● Task details: Exclude the pictures, then repeat the remaining data exactly.

═════ Collected data ═════

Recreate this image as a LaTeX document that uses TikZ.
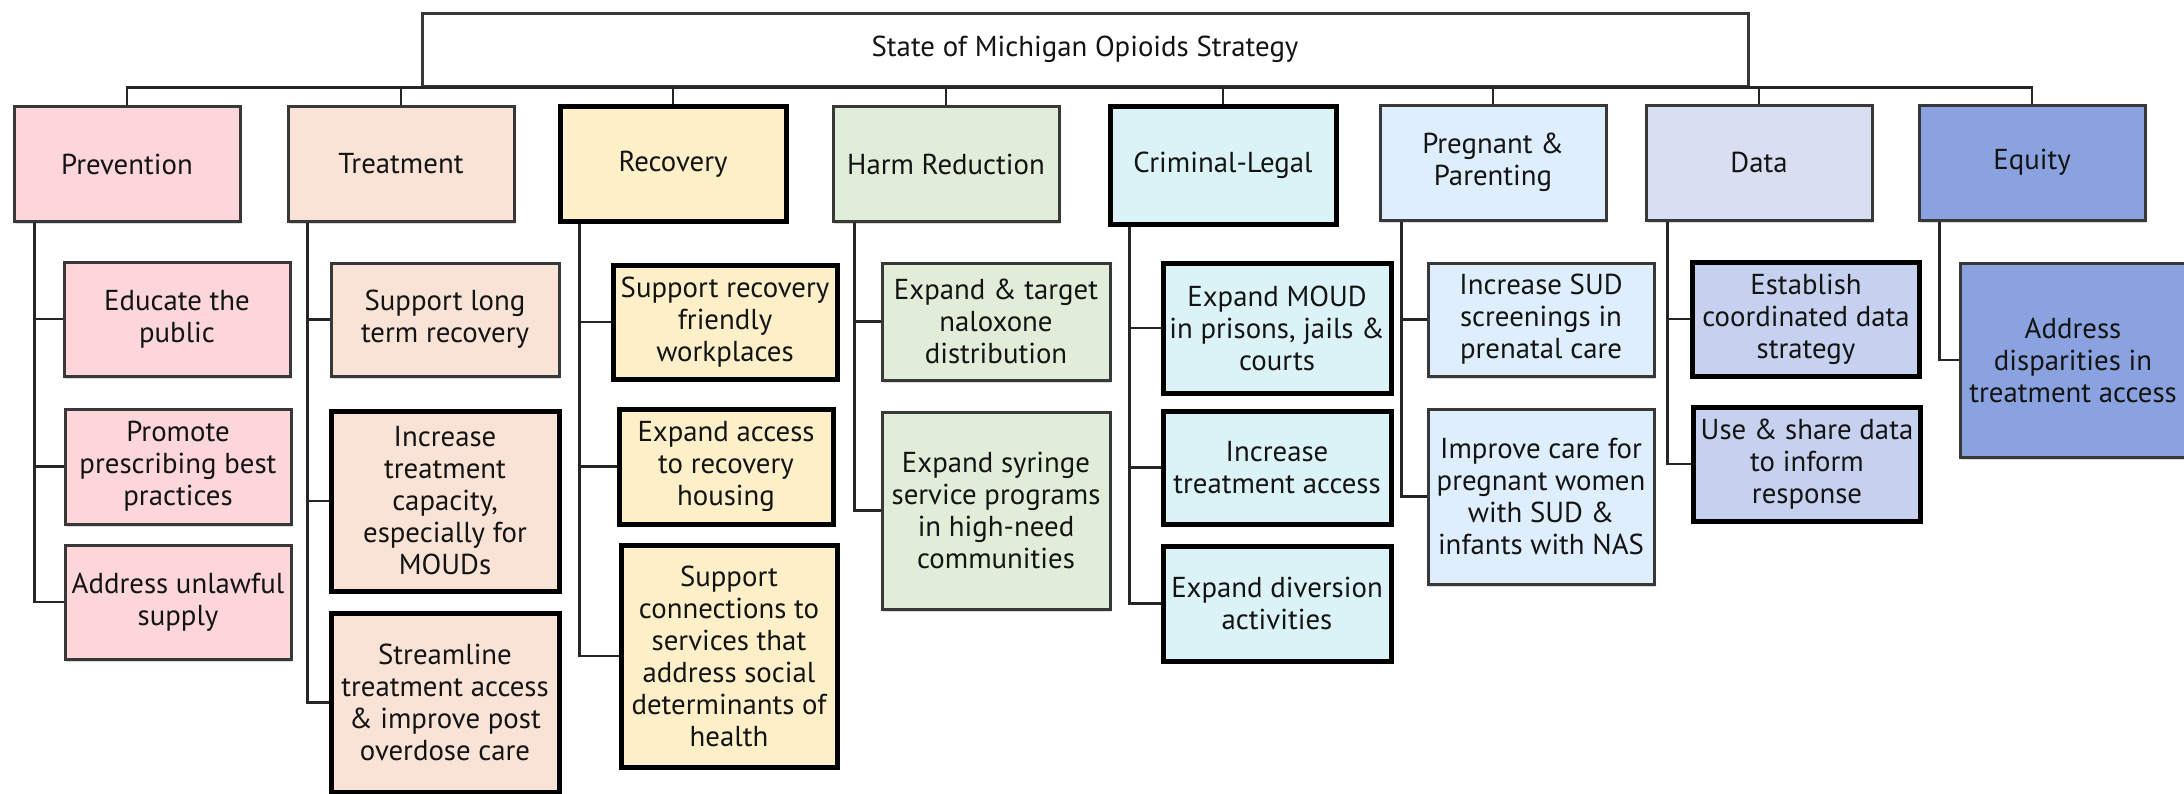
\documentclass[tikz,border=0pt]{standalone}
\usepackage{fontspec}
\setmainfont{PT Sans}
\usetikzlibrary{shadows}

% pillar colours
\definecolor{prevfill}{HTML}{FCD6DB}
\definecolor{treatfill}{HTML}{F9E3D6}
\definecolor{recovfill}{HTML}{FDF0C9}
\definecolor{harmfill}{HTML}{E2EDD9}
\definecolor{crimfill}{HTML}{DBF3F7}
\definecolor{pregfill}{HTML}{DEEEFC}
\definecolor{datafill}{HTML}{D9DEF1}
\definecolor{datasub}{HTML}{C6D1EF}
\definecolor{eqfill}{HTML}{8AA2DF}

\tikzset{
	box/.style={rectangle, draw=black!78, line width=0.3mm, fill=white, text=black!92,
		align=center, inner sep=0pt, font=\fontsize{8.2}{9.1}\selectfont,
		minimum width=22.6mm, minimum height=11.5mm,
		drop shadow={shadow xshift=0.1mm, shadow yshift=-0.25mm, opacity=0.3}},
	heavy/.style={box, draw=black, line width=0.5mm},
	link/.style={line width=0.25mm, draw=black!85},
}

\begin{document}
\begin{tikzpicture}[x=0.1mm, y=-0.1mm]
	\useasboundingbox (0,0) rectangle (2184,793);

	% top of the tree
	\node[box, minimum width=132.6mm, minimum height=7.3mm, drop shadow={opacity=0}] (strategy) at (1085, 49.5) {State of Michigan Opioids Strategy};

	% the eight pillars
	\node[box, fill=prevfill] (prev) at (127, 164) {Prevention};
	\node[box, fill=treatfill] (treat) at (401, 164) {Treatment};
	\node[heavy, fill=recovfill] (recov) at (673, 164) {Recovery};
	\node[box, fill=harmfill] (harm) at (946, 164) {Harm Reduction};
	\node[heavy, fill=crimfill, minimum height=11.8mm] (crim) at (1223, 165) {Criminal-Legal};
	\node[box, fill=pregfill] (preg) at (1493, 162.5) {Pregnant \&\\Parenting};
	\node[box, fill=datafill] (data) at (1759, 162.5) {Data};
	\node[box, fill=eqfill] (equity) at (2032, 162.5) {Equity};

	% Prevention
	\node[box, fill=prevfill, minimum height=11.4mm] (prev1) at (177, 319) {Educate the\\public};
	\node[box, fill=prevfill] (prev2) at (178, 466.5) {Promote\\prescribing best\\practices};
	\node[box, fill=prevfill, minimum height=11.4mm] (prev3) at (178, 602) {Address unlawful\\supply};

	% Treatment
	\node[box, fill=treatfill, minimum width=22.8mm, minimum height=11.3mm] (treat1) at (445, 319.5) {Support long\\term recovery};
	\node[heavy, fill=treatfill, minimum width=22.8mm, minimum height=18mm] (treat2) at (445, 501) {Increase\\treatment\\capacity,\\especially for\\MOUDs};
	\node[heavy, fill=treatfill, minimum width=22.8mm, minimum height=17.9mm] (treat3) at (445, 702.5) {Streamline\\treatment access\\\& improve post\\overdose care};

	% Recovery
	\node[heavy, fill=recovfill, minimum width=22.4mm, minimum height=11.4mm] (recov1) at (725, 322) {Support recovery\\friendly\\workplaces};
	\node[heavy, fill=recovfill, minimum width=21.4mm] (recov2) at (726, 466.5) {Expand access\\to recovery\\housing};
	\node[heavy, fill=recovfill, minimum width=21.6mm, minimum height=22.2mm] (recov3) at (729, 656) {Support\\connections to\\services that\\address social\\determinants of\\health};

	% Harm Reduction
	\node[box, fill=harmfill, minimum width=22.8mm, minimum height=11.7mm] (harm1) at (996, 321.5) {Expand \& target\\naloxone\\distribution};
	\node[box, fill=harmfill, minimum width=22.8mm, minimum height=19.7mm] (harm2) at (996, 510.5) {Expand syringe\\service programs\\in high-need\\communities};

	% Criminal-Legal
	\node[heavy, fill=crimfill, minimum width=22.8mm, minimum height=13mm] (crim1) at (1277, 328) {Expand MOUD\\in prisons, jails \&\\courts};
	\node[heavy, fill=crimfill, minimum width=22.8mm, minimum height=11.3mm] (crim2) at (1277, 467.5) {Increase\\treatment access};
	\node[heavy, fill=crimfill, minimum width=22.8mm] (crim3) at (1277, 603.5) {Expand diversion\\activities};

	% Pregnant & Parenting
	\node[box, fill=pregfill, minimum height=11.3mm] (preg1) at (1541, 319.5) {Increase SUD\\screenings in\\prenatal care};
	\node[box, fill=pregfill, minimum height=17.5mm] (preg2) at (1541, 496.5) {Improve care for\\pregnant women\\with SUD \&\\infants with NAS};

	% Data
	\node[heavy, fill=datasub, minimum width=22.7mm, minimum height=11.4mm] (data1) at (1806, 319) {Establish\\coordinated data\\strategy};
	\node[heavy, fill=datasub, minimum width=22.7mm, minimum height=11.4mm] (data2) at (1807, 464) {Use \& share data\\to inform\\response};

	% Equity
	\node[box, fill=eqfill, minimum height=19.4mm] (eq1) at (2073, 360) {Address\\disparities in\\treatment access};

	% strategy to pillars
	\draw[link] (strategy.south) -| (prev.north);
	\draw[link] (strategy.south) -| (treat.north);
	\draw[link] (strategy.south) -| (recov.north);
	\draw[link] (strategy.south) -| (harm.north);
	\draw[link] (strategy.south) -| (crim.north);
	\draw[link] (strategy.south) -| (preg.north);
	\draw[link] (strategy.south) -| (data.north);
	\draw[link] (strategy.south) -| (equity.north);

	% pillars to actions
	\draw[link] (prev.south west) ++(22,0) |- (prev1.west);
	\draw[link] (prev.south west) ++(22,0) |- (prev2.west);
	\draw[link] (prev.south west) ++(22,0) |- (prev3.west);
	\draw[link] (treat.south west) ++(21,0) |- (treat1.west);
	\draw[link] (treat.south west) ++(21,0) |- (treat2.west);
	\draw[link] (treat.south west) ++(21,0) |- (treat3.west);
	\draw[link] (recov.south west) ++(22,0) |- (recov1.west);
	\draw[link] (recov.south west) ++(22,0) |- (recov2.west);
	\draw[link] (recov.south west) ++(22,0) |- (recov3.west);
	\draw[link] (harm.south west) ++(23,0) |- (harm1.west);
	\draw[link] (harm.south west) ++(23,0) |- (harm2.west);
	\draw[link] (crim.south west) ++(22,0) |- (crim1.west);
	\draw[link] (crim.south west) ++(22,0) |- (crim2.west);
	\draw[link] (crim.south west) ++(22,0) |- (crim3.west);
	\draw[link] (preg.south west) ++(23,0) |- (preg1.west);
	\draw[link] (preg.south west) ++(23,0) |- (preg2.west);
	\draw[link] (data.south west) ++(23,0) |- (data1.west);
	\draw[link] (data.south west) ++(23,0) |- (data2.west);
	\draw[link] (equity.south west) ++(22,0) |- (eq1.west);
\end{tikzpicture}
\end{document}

═════

● Output:
Recreate this image as a LaTeX document that uses TikZ.
\documentclass[tikz,border=0pt]{standalone}
\usepackage{fontspec}
\setmainfont{PT Sans}
\usetikzlibrary{shadows}

% pillar colours
\definecolor{prevfill}{HTML}{FCD6DB}
\definecolor{treatfill}{HTML}{F9E3D6}
\definecolor{recovfill}{HTML}{FDF0C9}
\definecolor{harmfill}{HTML}{E2EDD9}
\definecolor{crimfill}{HTML}{DBF3F7}
\definecolor{pregfill}{HTML}{DEEEFC}
\definecolor{datafill}{HTML}{D9DEF1}
\definecolor{datasub}{HTML}{C6D1EF}
\definecolor{eqfill}{HTML}{8AA2DF}

\tikzset{
	box/.style={rectangle, draw=black!78, line width=0.3mm, fill=white, text=black!92,
		align=center, inner sep=0pt, font=\fontsize{8.2}{9.1}\selectfont,
		minimum width=22.6mm, minimum height=11.5mm,
		drop shadow={shadow xshift=0.1mm, shadow yshift=-0.25mm, opacity=0.3}},
	heavy/.style={box, draw=black, line width=0.5mm},
	link/.style={line width=0.25mm, draw=black!85},
}

\begin{document}
\begin{tikzpicture}[x=0.1mm, y=-0.1mm]
	\useasboundingbox (0,0) rectangle (2184,793);

	% top of the tree
	\node[box, minimum width=132.6mm, minimum height=7.3mm, drop shadow={opacity=0}] (strategy) at (1085, 49.5) {State of Michigan Opioids Strategy};

	% the eight pillars
	\node[box, fill=prevfill] (prev) at (127, 164) {Prevention};
	\node[box, fill=treatfill] (treat) at (401, 164) {Treatment};
	\node[heavy, fill=recovfill] (recov) at (673, 164) {Recovery};
	\node[box, fill=harmfill] (harm) at (946, 164) {Harm Reduction};
	\node[heavy, fill=crimfill, minimum height=11.8mm] (crim) at (1223, 165) {Criminal-Legal};
	\node[box, fill=pregfill] (preg) at (1493, 162.5) {Pregnant \&\\Parenting};
	\node[box, fill=datafill] (data) at (1759, 162.5) {Data};
	\node[box, fill=eqfill] (equity) at (2032, 162.5) {Equity};

	% Prevention
	\node[box, fill=prevfill, minimum height=11.4mm] (prev1) at (177, 319) {Educate the\\public};
	\node[box, fill=prevfill] (prev2) at (178, 466.5) {Promote\\prescribing best\\practices};
	\node[box, fill=prevfill, minimum height=11.4mm] (prev3) at (178, 602) {Address unlawful\\supply};

	% Treatment
	\node[box, fill=treatfill, minimum width=22.8mm, minimum height=11.3mm] (treat1) at (445, 319.5) {Support long\\term recovery};
	\node[heavy, fill=treatfill, minimum width=22.8mm, minimum height=18mm] (treat2) at (445, 501) {Increase\\treatment\\capacity,\\especially for\\MOUDs};
	\node[heavy, fill=treatfill, minimum width=22.8mm, minimum height=17.9mm] (treat3) at (445, 702.5) {Streamline\\treatment access\\\& improve post\\overdose care};

	% Recovery
	\node[heavy, fill=recovfill, minimum width=22.4mm, minimum height=11.4mm] (recov1) at (725, 322) {Support recovery\\friendly\\workplaces};
	\node[heavy, fill=recovfill, minimum width=21.4mm] (recov2) at (726, 466.5) {Expand access\\to recovery\\housing};
	\node[heavy, fill=recovfill, minimum width=21.6mm, minimum height=22.2mm] (recov3) at (729, 656) {Support\\connections to\\services that\\address social\\determinants of\\health};

	% Harm Reduction
	\node[box, fill=harmfill, minimum width=22.8mm, minimum height=11.7mm] (harm1) at (996, 321.5) {Expand \& target\\naloxone\\distribution};
	\node[box, fill=harmfill, minimum width=22.8mm, minimum height=19.7mm] (harm2) at (996, 510.5) {Expand syringe\\service programs\\in high-need\\communities};

	% Criminal-Legal
	\node[heavy, fill=crimfill, minimum width=22.8mm, minimum height=13mm] (crim1) at (1277, 328) {Expand MOUD\\in prisons, jails \&\\courts};
	\node[heavy, fill=crimfill, minimum width=22.8mm, minimum height=11.3mm] (crim2) at (1277, 467.5) {Increase\\treatment access};
	\node[heavy, fill=crimfill, minimum width=22.8mm] (crim3) at (1277, 603.5) {Expand diversion\\activities};

	% Pregnant & Parenting
	\node[box, fill=pregfill, minimum height=11.3mm] (preg1) at (1541, 319.5) {Increase SUD\\screenings in\\prenatal care};
	\node[box, fill=pregfill, minimum height=17.5mm] (preg2) at (1541, 496.5) {Improve care for\\pregnant women\\with SUD \&\\infants with NAS};

	% Data
	\node[heavy, fill=datasub, minimum width=22.7mm, minimum height=11.4mm] (data1) at (1806, 319) {Establish\\coordinated data\\strategy};
	\node[heavy, fill=datasub, minimum width=22.7mm, minimum height=11.4mm] (data2) at (1807, 464) {Use \& share data\\to inform\\response};

	% Equity
	\node[box, fill=eqfill, minimum height=19.4mm] (eq1) at (2073, 360) {Address\\disparities in\\treatment access};

	% strategy to pillars
	\draw[link] (strategy.south) -| (prev.north);
	\draw[link] (strategy.south) -| (treat.north);
	\draw[link] (strategy.south) -| (recov.north);
	\draw[link] (strategy.south) -| (harm.north);
	\draw[link] (strategy.south) -| (crim.north);
	\draw[link] (strategy.south) -| (preg.north);
	\draw[link] (strategy.south) -| (data.north);
	\draw[link] (strategy.south) -| (equity.north);

	% pillars to actions
	\draw[link] (prev.south west) ++(22,0) |- (prev1.west);
	\draw[link] (prev.south west) ++(22,0) |- (prev2.west);
	\draw[link] (prev.south west) ++(22,0) |- (prev3.west);
	\draw[link] (treat.south west) ++(21,0) |- (treat1.west);
	\draw[link] (treat.south west) ++(21,0) |- (treat2.west);
	\draw[link] (treat.south west) ++(21,0) |- (treat3.west);
	\draw[link] (recov.south west) ++(22,0) |- (recov1.west);
	\draw[link] (recov.south west) ++(22,0) |- (recov2.west);
	\draw[link] (recov.south west) ++(22,0) |- (recov3.west);
	\draw[link] (harm.south west) ++(23,0) |- (harm1.west);
	\draw[link] (harm.south west) ++(23,0) |- (harm2.west);
	\draw[link] (crim.south west) ++(22,0) |- (crim1.west);
	\draw[link] (crim.south west) ++(22,0) |- (crim2.west);
	\draw[link] (crim.south west) ++(22,0) |- (crim3.west);
	\draw[link] (preg.south west) ++(23,0) |- (preg1.west);
	\draw[link] (preg.south west) ++(23,0) |- (preg2.west);
	\draw[link] (data.south west) ++(23,0) |- (data1.west);
	\draw[link] (data.south west) ++(23,0) |- (data2.west);
	\draw[link] (equity.south west) ++(22,0) |- (eq1.west);
\end{tikzpicture}
\end{document}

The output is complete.